DALLE GEMELLE CAPPA AL MINISTRO NORDIO
Per quanto riguarda le gemelle Cappa, per la giornalista “pagano un peccato originale, che è quello del famoso fotomontaggio che fecero all’epoca”. Ma non sono state mai indagate, dopo tutte le verifiche del caso. “Eppure c’è un odio nei loro confronti che chiaramente non nasce da un fatto specifico”, ma da “suggestioni portate avanti dalla maggior parte dei giornali, che continuano a insinuare che loro possano entrare in questa vicenda, addirittura possano essere collocate sul luogo del delitto”.

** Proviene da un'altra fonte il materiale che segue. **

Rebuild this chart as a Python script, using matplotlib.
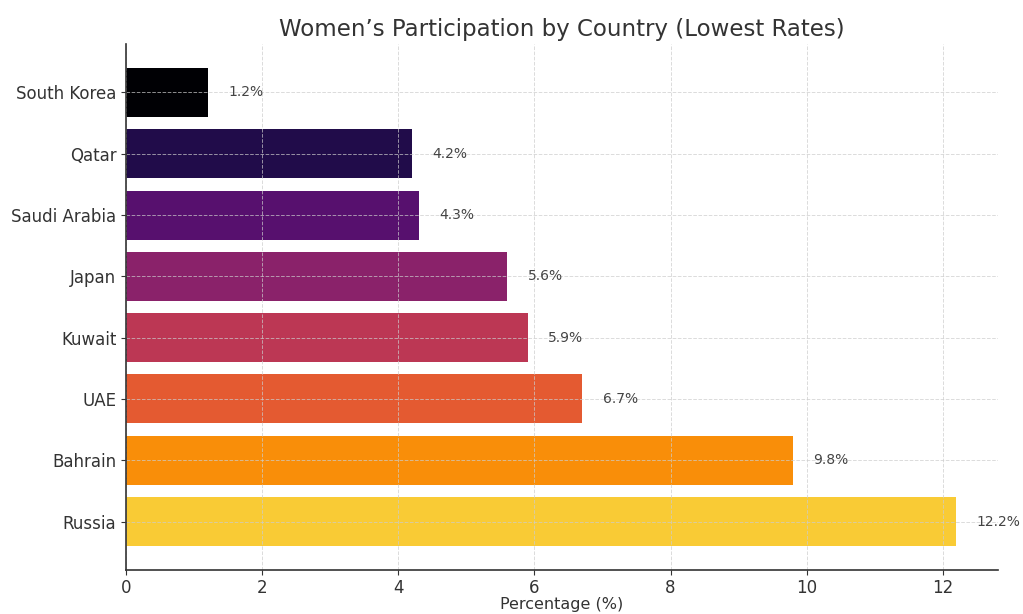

Lucarelli si è espressa anche sulle dichiarazioni del ministro della Giustizia, Carlo Nordio: “Trovo irrazionale che si esprima su un iter giudiziario che evidentemente non conosce. Il processo è stato rifatto. È stato rifatto l’appello, con nuovi elementi, tra l’altro. Quindi evidentemente era mal informato, e il fatto che sia mal informato anche il ministro della Giustizia su questo caso mi fa tremare”.
Infine, in merito alla nuova indagine sul delitto di Garlasco, ha ribadito che il fatto che ci siano tante piste è la dimostrazione che non ci sia qualcosa di solido. Si lancia quindi in una provocazione riguardo l’arma del delitto e il ritrovamento di alcuni attrezzi a Tromello: “Non è che ce la buttate qualcuno? Tanto siamo qui che tiriamo fuori un’ipotesi al giorno. Permetti anche a me, a un certo punto, di tirare fuori un’ipotesi un po’ bislacca. Che però forse non è tanto bislacca”.